Boeing 747 pobił rekord długości lotu z Nowego Jorku do Londynu! Bariera 5 godzin złamana
[AKTUALIZACJA] Samolot linii British Airways w nocy z soboty na niedzielę pokonał trasę z Nowego Jorku do Londynu w 4 godziny i 56 minut. To najszybszy w historii lot poddźwiękowy na tej trasie.
Bardzo krótki czas przelotu pomiędzy USA i Wielką Brytanią zazwyczaj pojawia się w kontekście samolotów naddźwiękowych. Ale nie tym razem! Jak informuje portal The Points Guy, już w ten weekend piloci samolotów będą mieli okazję skorzystać z niezwykłego prądu strumieniowego. A ten może znacząco przyśpieszyć całą podróż. I jak się okazało – został pobity rekord długości lotu na trasie z Nowego Jorku do Londynu!
Rekordowy czas przelotu samolotu poddźwiękowego został pobity przez Boeinga 747 linii British Airways, który pokonał trasę z Nowego Jorku do Londynu w czasie 4 godziny i 56 minut. Co ciekawe, na lotnisku Heathrow zameldował się w efekcie ponad 80 minut przed planowaną godziną przylotu. Samolot momentami zresztą poruszał się… szybciej od dźwięku, osiągając maksymalną prędkość 1327 km/h!

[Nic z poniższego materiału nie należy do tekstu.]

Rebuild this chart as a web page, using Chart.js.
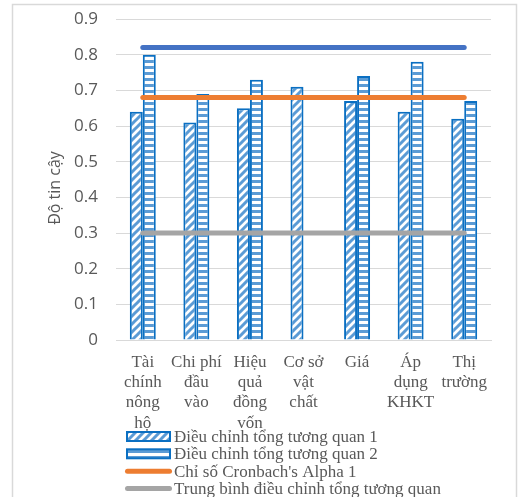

Skąd tak dobry wynik? To efekt warunków atmosferycznych, a konkretnie prądu znad Atlantyku, który przyniósł do północno-zachodniej Europy gigantyczną burzę, której meteorolodzy nadali imię Ciara.
Okazuje się bowiem, że jeśli tylko piloci odpowiednio wykorzystają prąd strumieniowy, to wszystkie loty z Nowego Jorku do Londynu mogą znacznie przyśpieszyć. Jak to możliwe? Zwykle samoloty latają z prędkością ok. 880 km/h – bez pomocy szczególnych wiatrów. Często jednak piloci wykorzystują klasyczne prądy strumieniowe dzięki czemu mogą czasem „urwać” nieco przewidzianego czasu lotu. Wiatr, który wieje w kierunku lotu – upraszczając – pcha samolot do przodu i pomaga mu niewielkim kosztem rozwinąć większą prędkość.
Z takich prądów można korzystać jednak wyłącznie w podróżach z zachodu na wschód. W odwrotnym kierunku prąd strumieniowy zamiast pomagać – przeszkadza. Nie tylko wydłuża czas podróży, ale też zwiększa zużycie paliwa.
A ponieważ prąd strumieniowy, który przyniesie Europie Ciarę, będzie napędzany wyjątkowo potężnym wiatrem – to i samoloty mają okazję znacząco przyśpieszyć.
I choć zjawisko nie jest typowe, to nie zdarza się po raz pierwszy. W 2019 piloci Virgin Atlantic skorzystali z podobnego prądu strumieniowego podczas słynnego lotu z Los Angeles do Londynu Heathrow. Dzięki temu samolot leciał z prędkością ponad 1200 km/h.